If there is some proven exploitation or tyranny going on, something, anything, resembling the legend of Robin Hood, then perhaps ‘stealing from the rich’ could be said to ‘even the score’ a bit?

But as usual, when one looks closer at the facts, a different picture emerges. The reality of Hollywood today is significantly fewer films are being made, on more and more homogenous subjects, with fewer people employed; some on inflated deals, yes, but most on tighter wages. This is the direct result of damage done to box office revenues – not to the blockbuster end of the market, the success of which continues to mask the real effects of piracy, but to middle budget pictures. Noticed that they’re disappearing?

And small creative independent pictures? That have nothing to do with Hollywood? That’s where the real calamity is happening. Nobody is getting rich on those, because pirates are picking them off like ripe grapes. No doubt telling themselves they’re giving a kicking to a bunch of rich bastards on behalf of poor starving tenement dwellers.

It’s a complete myth that everyone who makes films is rich. If you really want to be Robin Hood, double check that the people you’re stealing from are actually rich. Even in Hollywood, appearances to the contrary, the corporate bottom lines are tighter than you think.

Studios appear to be making a great deal of money – how they love to tally grosses – but the gap between actual costs and net profitability is the telling figure, and it’s rather narrow.  One wonders how much longer the corporates that own these studios will continue to invest in such an uncertain and unrewarding industry.

An interesting side issue: It might be valid to criticise the seemingly obscene salaries paid to a small coterie of star actors, directors, and producers, but those people do bring in audiences. Interestingly, one doesn’t hear sports fans commonly bleating and screaming about overpaid sports stars, coaches, and franchise owners. Nor do fans criticise footballers, basketballers, or golfers who play for money. A fascinating double standard.

Fuck you, you’re the reason I copy content without remorse, sell USB sticks loaded with content and flip the cash into care packages for the ‘less fortunate’ homeless who are undeserving of your content.

Another digital ‘Robin Hood’ flies his black flag with pride …

I’m not sure what he means about the ‘less fortunate’ being “undeserving” of my content.

I definitely don’t think I should be responsible for paying for ‘his’ acts of charity. If he cares so much about the homeless, shouldn’t he be paying them something out of HIS pocket rather than mine?

You create art. People want to pay for it, good for you. People don’t. Too bad. It’s that simple.

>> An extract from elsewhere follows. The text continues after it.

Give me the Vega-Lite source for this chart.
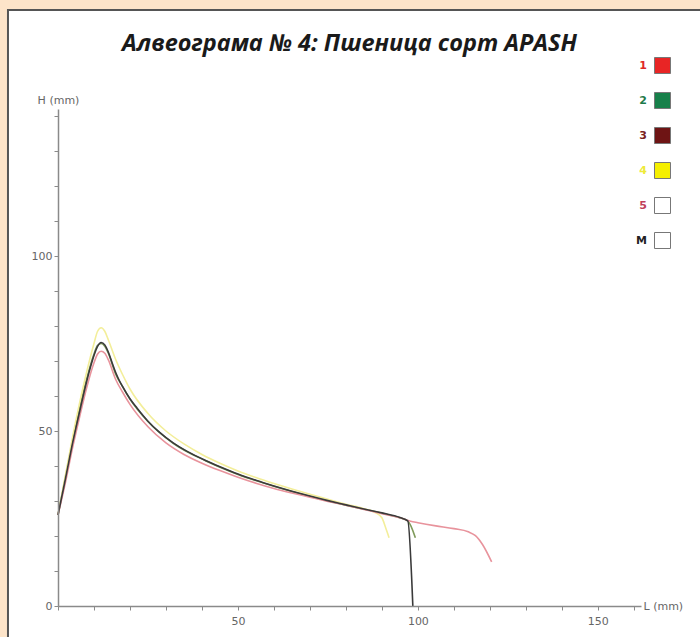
{
  "$schema": "https://vega.github.io/schema/vega-lite/v6.json",
  "width": 583,
  "height": 497,
  "autosize": {"type": "none"},
  "padding": {"left": 58, "top": 109, "right": 59, "bottom": 31},
  "background": "#fde4c9",
  "title": {
    "text": "Алвеограма № 4: Пшеница сорт APASH",
    "font": "Open Sans",
    "fontSize": 23.5,
    "fontStyle": "italic",
    "fontWeight": "bold",
    "color": "#1a1a1a",
    "anchor": "middle",
    "frame": "group",
    "offset": -47,
    "zindex": 1
  },
  "config": {
    "view": {"stroke": null},
    "axis": {
      "zindex": 1,
      "grid": false,
      "labelOverlap": false,
      "domainColor": "#8a8a8a",
      "domainWidth": 1.5,
      "tickColor": "#8a8a8a",
      "tickWidth": 1,
      "tickSize": 4,
      "labelColor": "#666666",
      "labelFont": "DejaVu Sans",
      "labelFontSize": 11,
      "titleColor": "#666666",
      "titleFont": "DejaVu Sans",
      "titleFontSize": 11,
      "titleFontWeight": "normal"
    }
  },
  "datasets": {
    "curves": [
      {"s": "2", "L": 0, "H": 26}, {"s": "2", "L": 2, "H": 36.5}, {"s": "2", "L": 4, "H": 47}, {"s": "2", "L": 6, "H": 56.5}, {"s": "2", "L": 8, "H": 65}, {"s": "2", "L": 10, "H": 72}, {"s": "2", "L": 11, "H": 74.5}, {"s": "2", "L": 12, "H": 75}, {"s": "2", "L": 13, "H": 74.2}, {"s": "2", "L": 14, "H": 72.2}, {"s": "2", "L": 16, "H": 66.3}, {"s": "2", "L": 18, "H": 62.6}, {"s": "2", "L": 20, "H": 59.1}, {"s": "2", "L": 25, "H": 52.7}, {"s": "2", "L": 32, "H": 46.5}, {"s": "2", "L": 41, "H": 41.5}, {"s": "2", "L": 50, "H": 37.6}, {"s": "2", "L": 60, "H": 34.2}, {"s": "2", "L": 70, "H": 31.3}, {"s": "2", "L": 80, "H": 28.8}, {"s": "2", "L": 90, "H": 26.5}, {"s": "2", "L": 95, "H": 25.2}, {"s": "2", "L": 97.2, "H": 24.3}, {"s": "2", "L": 99.3, "H": 19.5},
      {"s": "4", "L": 0, "H": 26}, {"s": "4", "L": 2, "H": 37}, {"s": "4", "L": 4, "H": 48}, {"s": "4", "L": 6, "H": 58}, {"s": "4", "L": 8, "H": 67}, {"s": "4", "L": 10, "H": 75}, {"s": "4", "L": 11, "H": 78.5}, {"s": "4", "L": 12, "H": 79.5}, {"s": "4", "L": 13, "H": 78.5}, {"s": "4", "L": 14, "H": 76}, {"s": "4", "L": 16, "H": 70.5}, {"s": "4", "L": 18, "H": 66}, {"s": "4", "L": 20, "H": 62}, {"s": "4", "L": 25, "H": 55}, {"s": "4", "L": 30, "H": 50}, {"s": "4", "L": 35, "H": 46.3}, {"s": "4", "L": 40, "H": 43.3}, {"s": "4", "L": 45, "H": 40.8}, {"s": "4", "L": 50, "H": 38.6}, {"s": "4", "L": 55, "H": 36.7}, {"s": "4", "L": 60, "H": 35}, {"s": "4", "L": 65, "H": 33.4}, {"s": "4", "L": 70, "H": 31.9}, {"s": "4", "L": 75, "H": 30.5}, {"s": "4", "L": 80, "H": 29.1}, {"s": "4", "L": 85, "H": 27.8}, {"s": "4", "L": 88, "H": 26.8}, {"s": "4", "L": 90, "H": 25.2}, {"s": "4", "L": 91, "H": 22.5}, {"s": "4", "L": 92, "H": 19.5},
      {"s": "5", "L": 0, "H": 26}, {"s": "5", "L": 2, "H": 35}, {"s": "5", "L": 4, "H": 45}, {"s": "5", "L": 6, "H": 54}, {"s": "5", "L": 8, "H": 62.5}, {"s": "5", "L": 10, "H": 69.5}, {"s": "5", "L": 11, "H": 72}, {"s": "5", "L": 12, "H": 72.8}, {"s": "5", "L": 13, "H": 72.2}, {"s": "5", "L": 14, "H": 70.3}, {"s": "5", "L": 16, "H": 64.8}, {"s": "5", "L": 18, "H": 61}, {"s": "5", "L": 20, "H": 57.6}, {"s": "5", "L": 25, "H": 51.2}, {"s": "5", "L": 30, "H": 46.6}, {"s": "5", "L": 35, "H": 43.3}, {"s": "5", "L": 40, "H": 40.8}, {"s": "5", "L": 45, "H": 38.7}, {"s": "5", "L": 50, "H": 36.8}, {"s": "5", "L": 55, "H": 35.1}, {"s": "5", "L": 60, "H": 33.6}, {"s": "5", "L": 65, "H": 32.3}, {"s": "5", "L": 70, "H": 31.1}, {"s": "5", "L": 75, "H": 29.9}, {"s": "5", "L": 80, "H": 28.8}, {"s": "5", "L": 85, "H": 27.6}, {"s": "5", "L": 90, "H": 26.4}, {"s": "5", "L": 95, "H": 25.2}, {"s": "5", "L": 98, "H": 24.2}, {"s": "5", "L": 100, "H": 23.8}, {"s": "5", "L": 105, "H": 22.9}, {"s": "5", "L": 110, "H": 22.1}, {"s": "5", "L": 114, "H": 21.2}, {"s": "5", "L": 116, "H": 20.1}, {"s": "5", "L": 118, "H": 17.5}, {"s": "5", "L": 120.5, "H": 12.6},
      {"s": "M", "L": 0, "H": 26}, {"s": "M", "L": 1, "H": 31}, {"s": "M", "L": 2, "H": 36}, {"s": "M", "L": 3, "H": 41.2}, {"s": "M", "L": 4, "H": 46.3}, {"s": "M", "L": 5, "H": 51}, {"s": "M", "L": 6, "H": 55.5}, {"s": "M", "L": 7, "H": 60}, {"s": "M", "L": 8, "H": 64.3}, {"s": "M", "L": 9, "H": 68.2}, {"s": "M", "L": 10, "H": 71.6}, {"s": "M", "L": 11, "H": 74.2}, {"s": "M", "L": 12, "H": 75.3}, {"s": "M", "L": 13, "H": 74.6}, {"s": "M", "L": 14, "H": 72.5}, {"s": "M", "L": 15, "H": 69.6}, {"s": "M", "L": 16, "H": 66.8}, {"s": "M", "L": 17, "H": 64.5}, {"s": "M", "L": 18, "H": 62.6}, {"s": "M", "L": 20, "H": 59.2}, {"s": "M", "L": 22, "H": 56.5}, {"s": "M", "L": 25, "H": 52.8}, {"s": "M", "L": 28, "H": 49.8}, {"s": "M", "L": 32, "H": 46.6}, {"s": "M", "L": 36, "H": 44.1}, {"s": "M", "L": 41, "H": 41.6}, {"s": "M", "L": 45, "H": 39.8}, {"s": "M", "L": 50, "H": 37.7}, {"s": "M", "L": 55, "H": 35.9}, {"s": "M", "L": 60, "H": 34.3}, {"s": "M", "L": 65, "H": 32.8}, {"s": "M", "L": 70, "H": 31.4}, {"s": "M", "L": 75, "H": 30.1}, {"s": "M", "L": 80, "H": 28.9}, {"s": "M", "L": 85, "H": 27.7}, {"s": "M", "L": 90, "H": 26.6}, {"s": "M", "L": 95, "H": 25.3}, {"s": "M", "L": 97.2, "H": 24.3}, {"s": "M", "L": 98.6, "H": 0}
    ]
  },
  "layer": [
    {
      "data": {"values": [{}]},
      "mark": {"type": "rect", "fill": "#ffffff", "stroke": "#555555", "strokeWidth": 2, "clip": false},
      "encoding": {
        "x": {
          "datum": -13.9, "type": "quantitative",
          "scale": {"domain": [0, 162], "nice": false, "zero": false},
          "axis": {
            "zindex": 2,
            "labelOverlap": false,
            "tickCount": 40,
            "values": [0, 10, 20, 30, 40, 50, 60, 70, 80, 90, 100, 110, 120, 130, 140, 150, 160],
            "labelExpr": "datum.value % 50 === 0 && datum.value > 0 ? datum.label : ''",
            "labelPadding": 5,
            "title": "L (mm)",
            "titleAngle": 0,
            "titleAlign": "left",
            "titleBaseline": "middle",
            "titleX": 585,
            "titleY": 0
          }
        },
        "x2": {"datum": 190},
        "y": {
          "datum": 170.3, "type": "quantitative",
          "scale": {"domain": [0, 142], "nice": false, "zero": false},
          "axis": {
            "zindex": 2,
            "labelOverlap": false,
            "tickCount": 40,
            "values": [0, 10, 20, 30, 40, 50, 60, 70, 80, 90, 100, 110, 120, 130, 140],
            "labelExpr": "datum.value % 50 === 0 ? datum.label : ''",
            "labelPadding": 2,
            "title": "H (mm)",
            "titleAngle": 0,
            "titleAlign": "center",
            "titleBaseline": "middle",
            "titleX": 0,
            "titleY": -9
          }
        },
        "y2": {"datum": -12}
      }
    },
    {
      "data": {"name": "curves"},
      "mark": {"type": "line", "strokeWidth": 1.6, "interpolate": "monotone"},
      "encoding": {
        "x": {
          "field": "L", "type": "quantitative",
          "scale": {"domain": [0, 162], "nice": false, "zero": false},
          "axis": {
            "zindex": 2,
            "labelOverlap": false,
            "tickCount": 40,
            "values": [0, 10, 20, 30, 40, 50, 60, 70, 80, 90, 100, 110, 120, 130, 140, 150, 160],
            "labelExpr": "datum.value % 50 === 0 && datum.value > 0 ? datum.label : ''",
            "labelPadding": 5,
            "title": "L (mm)",
            "titleAngle": 0,
            "titleAlign": "left",
            "titleBaseline": "middle",
            "titleX": 585,
            "titleY": 0
          }
        },
        "y": {
          "field": "H", "type": "quantitative",
          "scale": {"domain": [0, 142], "nice": false, "zero": false},
          "axis": {
            "zindex": 2,
            "labelOverlap": false,
            "tickCount": 40,
            "values": [0, 10, 20, 30, 40, 50, 60, 70, 80, 90, 100, 110, 120, 130, 140],
            "labelExpr": "datum.value % 50 === 0 ? datum.label : ''",
            "labelPadding": 2,
            "title": "H (mm)",
            "titleAngle": 0,
            "titleAlign": "center",
            "titleBaseline": "middle",
            "titleX": 0,
            "titleY": -9
          }
        },
        "stroke": {
          "field": "s", "type": "nominal",
          "scale": {"domain": ["2", "4", "5", "M"], "range": ["#7f9a5a", "#f3ee9a", "#e8939c", "#3a3a3a"]},
          "legend": null
        },
        "order": {"field": "L", "type": "quantitative"}
      }
    },
    {
      "data": {"name": "curves"},
      "mark": {"type": "point", "shape": "square", "filled": true, "opacity": 0, "stroke": "#777777", "strokeWidth": 1},
      "encoding": {
        "x": {"field": "L", "type": "quantitative"},
        "y": {"field": "H", "type": "quantitative"},
        "fill": {
          "field": "s", "type": "nominal",
          "scale": {"domain": ["1", "2", "3", "4", "5", "M"], "range": ["#e82525", "#17804a", "#6e1414", "#f5ef00", "#ffffff", "#ffffff"]},
          "legend": {
            "title": null,
            "orient": "none",
            "legendX": 596,
            "legendY": -52,
            "padding": 0,
            "symbolType": "square",
            "symbolSize": 256,
            "symbolStrokeColor": "#777777",
            "symbolStrokeWidth": 1,
            "rowPadding": 14,
            "labelAlign": "right",
            "labelOffset": -24,
            "labelFont": "DejaVu Sans",
            "labelFontSize": 11,
            "labelFontWeight": "bold",
            "labelColor": {"expr": "datum.label === '1' ? '#e02828' : datum.label === '2' ? '#1f7a4a' : datum.label === '3' ? '#7a2020' : datum.label === '4' ? '#eeea3a' : datum.label === '5' ? '#c0405a' : '#222222'"},
            "zindex": 1
          }
        }
      }
    }
  ]
}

Nobody is taking anyway from you, you still have the art you created, apparently it’s just not worth what you think it’s worth, which is completely your problem.

This is an offshoot of the “digital copying is not theft’ argument.

Yes, I still have my ‘art’. And 44,000 people apparently thought it was worth experiencing for free, without my permission, or any compensation, during the three weeks some of that work was posted illegally on YouTube. So it must be worth something.

Let’s see, YouTube would have made a few bucks from all the ads they served on it, and the criminal who lied and pretended to be me in order to get my stolen work on the site, he probably collected too. In fact, he did, because he was running my film on a channel served with ads.

So during that period before I belatedly realised what was happening and exercised my legal rights, please explain to me how any kind of legitimate artistic transaction might be possible? My work was effectively robbed of value. Plenty of people chose to watch it, so I guess, artistically, it was somewhat rewarding for them; but the experience was served up to them in a way that I could not possibly participate. And you resent the fact I regard this as wrong?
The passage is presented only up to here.